In recent decades, the Horn of Africa has increasingly played host to a fierce competition for influence, stemming from geopolitical rivalries in the Middle East. Typically, such dynamics feed fears of destabilization, particularly in a region with such a troubled recent history of violence.
While these struggles for influence have, at times, exacerbated problematic dynamics, for the most part these fears have proved to be exaggerated. For the most part, African governments have managed to extract significant material benefits, while Middle Eastern leaders have not militarized the region to the extent that some thought possible at times of maximum tension. A case could even be made that, far from destabilizing the region, power politics in the Middle East have materially contributed to the region’s stability.
The War on Terror, and later the regional tensions exacerbated by the 2011 Arab Uprisings, were the most important catalyst for increased Middle Eastern engagement in the region.
Somalia, in many ways, has been the most contested area. Qatari involvement in the country dates back to the 2000s, but since then, several Middle Eastern powers have used their wealth to support different candidates. The 2012 and 2017 presidential elections were particularly crucial moments, with Qatar’s preferred candidates victorious both times. The UAE, meanwhile, has secured deals with the breakaway Somali state of Somaliland and the semi-autonomous Somali region of Puntland to establish bases and commercial ports there. Turkey, a regional rival of both Abu Dhabi and Riyadh, has established a base in Somalia and explored the possibility of a naval base in Sudan.
Eritrea has also been seen as a strategically important ally – used for a time by the Iranians to smuggle arms to Gaza. In 2015, Saudi Arabia and the UAE persuaded President Isais Afwerki to abandon ties with Iran, instead joining their coalition against Tehran’s Houthi allies in the Yemen war and allowing Abu Dhabi to use Eritrea’s port of Assab as a military base.
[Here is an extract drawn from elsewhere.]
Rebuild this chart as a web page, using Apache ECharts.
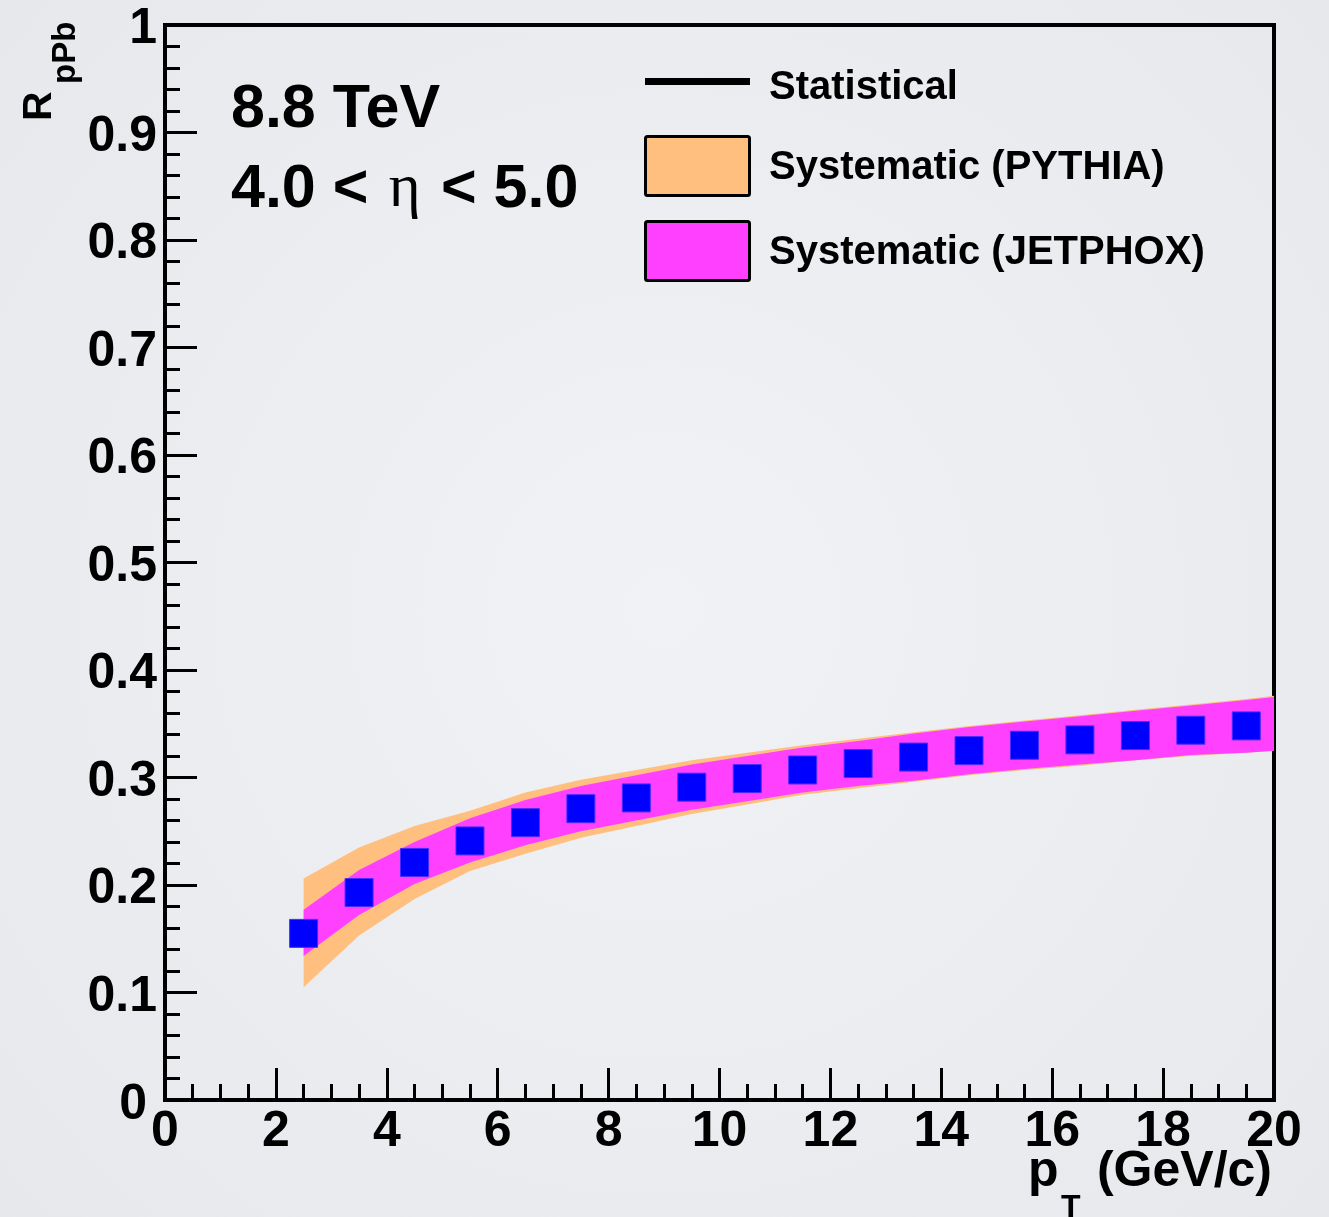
<!DOCTYPE html>
<html>
<head>
<meta charset="utf-8">
<script src="https://cdn.jsdelivr.net/npm/echarts@6/dist/echarts.min.js"></script>
<style>
    html, body { margin: 0; padding: 0; }
    #rpPbChart { width: 1329px; height: 1217px; }
</style>
</head>
<body>
<div id="rpPbChart"></div>
<script>
// points (pT bin centres) and R_pPb
var ptValues = [2.5, 3.5, 4.5, 5.5, 6.5, 7.5, 8.5, 9.5, 10.5, 11.5, 12.5, 13.5, 14.5, 15.5, 16.5, 17.5, 18.5, 19.5];
var rpPbValues = [0.155, 0.193, 0.221, 0.241, 0.258, 0.271, 0.281, 0.291, 0.299, 0.307, 0.313, 0.319, 0.325, 0.330, 0.335, 0.339, 0.344, 0.348];

// systematic bands, edges at these pT
var bandPt = [2.5, 3.5, 4.5, 5.5, 6.5, 7.5, 8.5, 9.5, 10.5, 11.5, 12.5, 13.5, 14.5, 15.5, 16.5, 17.5, 18.5, 19.5, 20];
var pythiaHigh = [0.206, 0.235, 0.255, 0.269, 0.286, 0.298, 0.307, 0.316, 0.323, 0.330, 0.336, 0.342, 0.348, 0.353, 0.358, 0.363, 0.368, 0.373, 0.376];
var pythiaLow = [0.105, 0.153, 0.187, 0.213, 0.229, 0.244, 0.255, 0.266, 0.275, 0.284, 0.290, 0.296, 0.302, 0.307, 0.311, 0.316, 0.320, 0.323, 0.325];
var jetphoxHigh = [0.177, 0.214, 0.240, 0.262, 0.279, 0.292, 0.302, 0.312, 0.320, 0.328, 0.334, 0.341, 0.347, 0.352, 0.357, 0.362, 0.367, 0.372, 0.375];
var jetphoxLow = [0.134, 0.172, 0.201, 0.221, 0.237, 0.250, 0.260, 0.270, 0.278, 0.286, 0.292, 0.297, 0.303, 0.308, 0.312, 0.316, 0.321, 0.323, 0.325];

var legendNames = ['Statistical', 'Systematic (PYTHIA)', 'Systematic (JETPHOX)'];

var FONT = '"Liberation Sans", Arial, Helvetica, sans-serif';
var ORANGE = '#ffbf7f';
var MAGENTA = '#ff40ff';

function bandSeries(name, high, low, color, z) {
    return {
        name: name,
        type: 'custom',
        coordinateSystem: 'cartesian2d',
        silent: true,
        clip: true,
        z: z,
        data: bandPt.map(function(x, i) { return [x, low[i], high[i]]; }),
        encode: { x: 0, y: [1, 2] },
        renderItem: function(params, api) {
            if (params.dataIndex !== 0) return null;
            var pts = [];
            for (var i = 0; i < bandPt.length; i++) {
                pts.push(api.coord([bandPt[i], high[i]]));
            }
            for (var j = bandPt.length - 1; j >= 0; j--) {
                pts.push(api.coord([bandPt[j], low[j]]));
            }
            return {
                type: 'polygon',
                shape: { points: pts },
                style: { fill: color, stroke: null }
            };
        }
    };
}

function axisCommon() {
    return {
        axisLine: { show: true, onZero: false, lineStyle: { color: '#000', width: 4 } },
        axisTick: { show: true, inside: true, lineStyle: { color: '#000', width: 3 } },
        minorTick: { show: true, lineStyle: { color: '#000', width: 3 } },
        splitLine: { show: false },
        minorSplitLine: { show: false },
        axisLabel: {
            color: '#000',
            fontFamily: FONT,
            fontWeight: 'bold',
            fontSize: 50,
            showMinLabel: true,
            showMaxLabel: true,
            hideOverlap: false
        }
    };
}

var chart = echarts.init(document.getElementById('rpPbChart'));

var xAxis = axisCommon();
xAxis.type = 'value';
xAxis.min = 0;
xAxis.max = 20;
xAxis.interval = 2;
xAxis.axisTick.length = 32;
xAxis.minorTick.splitNumber = 4;
xAxis.minorTick.length = 16;
xAxis.axisLabel.margin = 7;

var yAxis = axisCommon();
yAxis.type = 'value';
yAxis.min = 0;
yAxis.max = 1;
yAxis.interval = 0.1;
yAxis.axisTick.length = 32;
yAxis.minorTick.splitNumber = 5;
yAxis.minorTick.length = 15;
yAxis.axisLabel.margin = 8;
// labels sit a few px below their tick, the "0" a bit further left
yAxis.axisLabel.formatter = function(val) {
    return val === 0 ? '{z|0}' : '{v|' + val + '}';
};
yAxis.axisLabel.rich = {
    v: { fontFamily: FONT, fontWeight: 'bold', fontSize: 50, color: '#000', padding: [9, 0, 0, 0] },
    z: { fontFamily: FONT, fontWeight: 'bold', fontSize: 50, color: '#000', padding: [10, 10, 0, 0] }
};

chart.setOption({
    backgroundColor: {
        type: 'radial', x: 0.5, y: 0.5, r: 0.75,
        colorStops: [{ offset: 0, color: '#f1f2f5' }, { offset: 1, color: '#e6e8ec' }]
    },
    animation: false,
    grid: {
        left: 165, right: 55, top: 25, bottom: 117,
        show: true, borderColor: '#000', borderWidth: 4, backgroundColor: 'transparent'
    },
    xAxis: xAxis,
    yAxis: yAxis,
    series: [
        bandSeries(legendNames[1], pythiaHigh, pythiaLow, ORANGE, 1),
        bandSeries(legendNames[2], jetphoxHigh, jetphoxLow, MAGENTA, 2),
        {
            name: legendNames[0],
            type: 'scatter',
            z: 3,
            symbol: 'rect',
            symbolSize: 28,
            silent: true,
            data: ptValues.map(function(x, i) { return [x, rpPbValues[i]]; }),
            itemStyle: { color: '#0000ff', borderColor: '#4a2cff', borderWidth: 1, opacity: 1 }
        }
    ],
    graphic: [
        // energy / eta labels
        { type: 'text', x: 231, y: 110, style: { text: '8.8 TeV', font: 'bold 61px ' + FONT, fill: '#000', verticalAlign: 'middle' } },
        {
            type: 'text', x: 231, y: 190,
            style: {
                text: '{a|4.0 <}{g|\u200a η \u200a}{a|< 5.0}',
                fill: '#000',
                verticalAlign: 'middle',
                rich: {
                    a: { font: 'bold 61px ' + FONT, fill: '#000' },
                    g: { font: '61px "Liberation Serif", "DejaVu Serif", serif', fill: '#000' }
                }
            }
        },
        // legend
        { type: 'rect', shape: { x: 645, y: 78, width: 105, height: 7 }, style: { fill: '#000' } },
        { type: 'rect', shape: { x: 645.5, y: 136.5, width: 104, height: 59, r: 2 }, style: { fill: ORANGE, stroke: '#000', lineWidth: 3 } },
        { type: 'rect', shape: { x: 645.5, y: 221.5, width: 104, height: 59, r: 2 }, style: { fill: MAGENTA, stroke: '#000', lineWidth: 3 } },
        { type: 'text', x: 769, y: 88, style: { text: legendNames[0], font: 'bold 40px ' + FONT, fill: '#000', verticalAlign: 'middle' } },
        { type: 'text', x: 769, y: 168, style: { text: legendNames[1], font: 'bold 40px ' + FONT, fill: '#000', verticalAlign: 'middle' } },
        { type: 'text', x: 769, y: 253, style: { text: legendNames[2], font: 'bold 40px ' + FONT, fill: '#000', verticalAlign: 'middle' } },
        // y title R_pPb
        { type: 'text', x: 40, y: 121, rotation: Math.PI / 2, style: { text: 'R', font: 'bold 41px ' + FONT, fill: '#000', align: 'left', verticalAlign: 'middle' } },
        { type: 'text', x: 66, y: 84, rotation: Math.PI / 2, style: { text: 'pPb', font: 'bold 33px ' + FONT, fill: '#000', align: 'left', verticalAlign: 'middle' } },
        // x title p_T (GeV/c)
        { type: 'text', x: 1028, y: 1172, style: { text: 'p', font: 'bold 50px ' + FONT, fill: '#000', verticalAlign: 'middle' } },
        { type: 'text', x: 1061, y: 1208, style: { text: 'T', font: 'bold 32px ' + FONT, fill: '#000', verticalAlign: 'middle' } },
        { type: 'text', x: 1272, y: 1172, style: { text: '(GeV/c)', font: 'bold 50px ' + FONT, fill: '#000', align: 'right', verticalAlign: 'middle' } }
    ]
});
</script>
</body>
</html>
As part of this effort to strengthen their military footprint in the region, Riyadh also turned to neighbouring Djibouti, agreeing to build a new Saudi military base there.
Despite this, the much-feared militarization of the region has not, for the most part, come to fruition. While the UAE did use Assab as a base for a while, it later dismantled much of its military presence as it reduced its role in Yemen. Meanwhile, the bases in Somaliland and Puntland have not yet been developed, nor has the Saudi base in Djibouti. Turkey’s Mogadishu base was primarily used for training Somalia’s security forces rather than to house the Turkish military, and the Sudanese naval position never materialized.
This is due in large part to the fact that tensions within the Middle East itself have cooled, with notable rapprochements between the UAE, Saudi Arabia, Qatar, and Turkey, alongside the recent improvements in Iran-Saudi ties. The 2022 Somali election, which saw far less external competition than previously and the victory of a candidate with a ‘no enemies’ philosophy, serves as a useful indicator for the decreased level of competition.
This has meant that nations in the horn have been able to reap the rewards of the increased engagement, without suffering the consequences of destabilization. Indeed, this new strategic landscape has opened the door for Arab powers to make proactive contributions to the region’s stability. The UAE has been especially proactive, using diplomacy and strategic investment to grease the wheels of peace. The UAE’s role in brokering the historic 2018 peace agreement between Ethiopia and Eritrea after 18 years of diplomatic deadlock particularly stands out.
Elsewhere Abu Dhabi has also helped improve critical infrastructure, such as the ports of Assab, Bosaso, and Berbera. In the latter case, it further sponsored a new Berbera-Ethiopia highway, alongside the UK, that will allow the port to act as a major new outlet for Addis Ababa’s trade, boosting Somaliland’s economy. Other Middle Eastern states have similarly invested in infrastructure, notably Turkey’s upgrading of Mogadishu’s airport and port while Ankara, alongside Abu Dhabi, Riyadh and Doha have all significantly increased their deployment of aid to the Horn. Meanwhile Turkey and the UAE have joined the US, UK and other western governments in helping to train Somali (and, in the UAE’s case, Somaliland) security forces and coastguards in the twin battles against Jihadism and Piracy.
For the most part, then, leaders in the Horn can see this period of engagement as a success story. Partly, this is due to active efforts to limit the political influence of the Middle East, notably by Eritrea and Ethiopia, but is also down to the significant presence of other global powers in the Horn, notably the US, UK, EU, and China. Moreover, the rapprochements between key Middle Eastern powers have meant that concessions given away by African leaders have not been negatively exploited.
In a rapidly shifting geopolitical landscape, however, the challenge for leaders in the Horn, and in the Middle East, will be whether they can continue this balancing act. Middle Eastern states can clearly contribute to peace, stability, and development in the Horn – but the risks of destabilization should not be ignored.